The school of “high-value” men places an overwhelming emphasis on worldliness and male sexual license. While in one breath it may be said that marriage is good, comments excusing infidelity and even encouraging men to acquire vasectomies fail to help men step up to heroic virtue. Instead, this philosophy believes that the so-called “best” and most highly sought after men will always be effeminate. 

St. Thomas Aquinas explains that effeminacy is refusing to do the difficult thing because of an attachment to pleasure. The effeminate man is “ready to forsake a good on account of difficulties.” 

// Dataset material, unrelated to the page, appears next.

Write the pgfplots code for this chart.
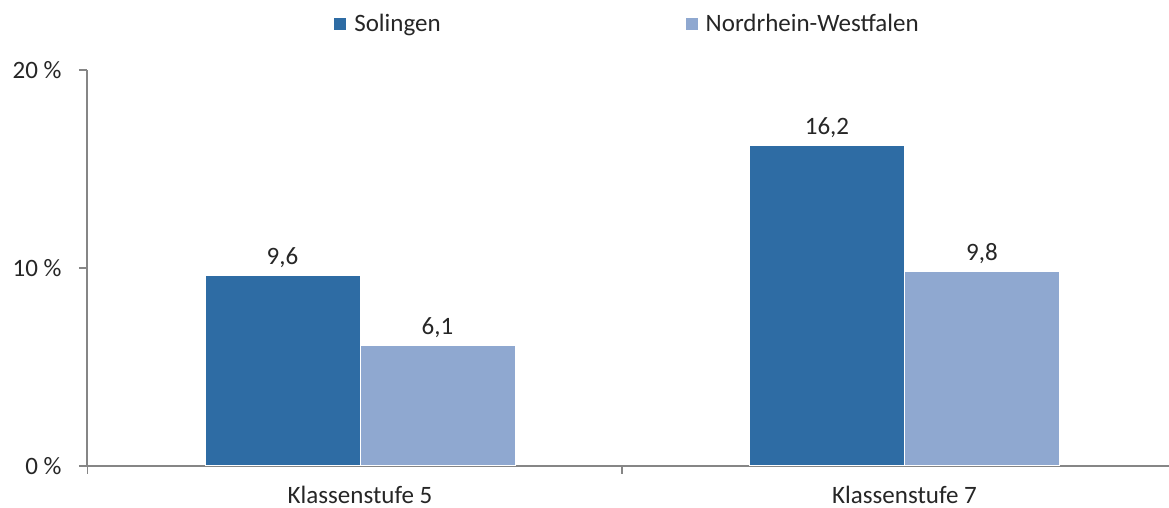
\documentclass[border=0pt]{standalone}
\usepackage{fontspec}
\setmainfont{Carlito}
\usepackage{pgfplots}
\pgfplotsset{compat=1.18}
\definecolor{cSol}{RGB}{46,108,164}
\definecolor{cNRW}{RGB}{143,168,208}
\definecolor{axgray}{RGB}{134,134,134}
\definecolor{txt}{RGB}{38,38,38}
\begin{document}
\begin{tikzpicture}[font=\fontsize{12.5pt}{15pt}\selectfont, text=txt]
\useasboundingbox (0,0) rectangle (584.5pt,254pt);
\begin{axis}[
  at={(43.5pt,21pt)}, anchor=south west,
  scale only axis, width=541pt, height=198pt,
  ybar=0pt, bar width=77.5pt,
  xmin=-0.5014, xmax=1.4858,
  ymin=0, ymax=20,
  axis x line=bottom, axis y line=left,
  axis line style={axgray, line width=0.7pt, -},
  tick style={axgray, line width=0.7pt},
  tick align=outside, major tick length=4pt,
  ytick={0,10,20}, yticklabels={0 \%,10 \%,20 \%},
  yticklabel style={anchor=east, inner sep=0pt, xshift=-8.5pt},
  xtick={-0.5,0.481}, xticklabels={},
  extra x ticks={0,1},
  extra x tick labels={Klassenstufe 5,Klassenstufe 7},
  extra x tick style={major tick length=0pt,
     xticklabel style={anchor=base, inner sep=0pt, yshift=-19pt}},
  /pgf/number format/assume math mode=true,
  nodes near coords,
  nodes near coords style={/pgf/number format/.cd, fixed, fixed zerofill, precision=1, use comma, assume math mode=true, /tikz/.cd, anchor=base, inner sep=0pt, yshift=5.5pt, text=txt},
  legend style={at={(0.5,1)}, anchor=center, yshift=23pt, draw=none, fill=none,
     legend columns=2, font=\fontsize{12.5pt}{15pt}\selectfont,
     /tikz/every even column/.append style={column sep=121pt},
     /tikz/every odd column/.append style={column sep=2.5pt},
     nodes={inner sep=1.5pt}},
  legend image code/.code={\fill[#1,draw=none] (0pt,-3pt) rectangle (6pt,3pt);},
]
\addplot[fill=cSol, draw=white, line width=0.5pt] coordinates {(0,9.6) (1,16.2)};
\addplot[fill=cNRW, draw=white, line width=0.5pt] coordinates {(0,6.1) (1,9.8)};
\legend{Solingen, Nordrhein-Westfalen}
\end{axis}
\end{tikzpicture}
\end{document}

Attachments to lust, objectification, and promiscuity are all forms of effeminacy. The high-value man is oppressed by vice because he is told that part of what makes him such an asset is his sin.

What a depressing and dehumanizing outlook on men. God calls us by our names, but this movement wishes to identify men by their worldliness and sin.  

As Catholics, we understand that sex belongs to God. As Dietrich von Hildebrand writes in his book In Defense of Purity:

The pure man always lives in an attitude of reverence for God and His creation, and therefore reveres sex, its profundity, and its sublime and divinely ordained meaning. Indeed, and we have now reached the factor which is decisive both for purity and for the character of sex, the pure man understands that sex belongs in a special manner to God, and that he may only make such use of it as is explicitly sanctioned by Him. 

At the end of the day, this new fad that claims to help men is ultimately hindering them.  

It encourages us to think of one another as commodities—any blemish, and your worth diminishes. There is no room for reverence for God and His creation—just egoism.

It’s not a path to virtue but to self-destruction. 

It is time to toss out this unhealthy language and restore virtue.  
Let’s become men and women of virtue, knowing that our value is in God, who loves us into existence and calls us to perfection (Matthew 5:48).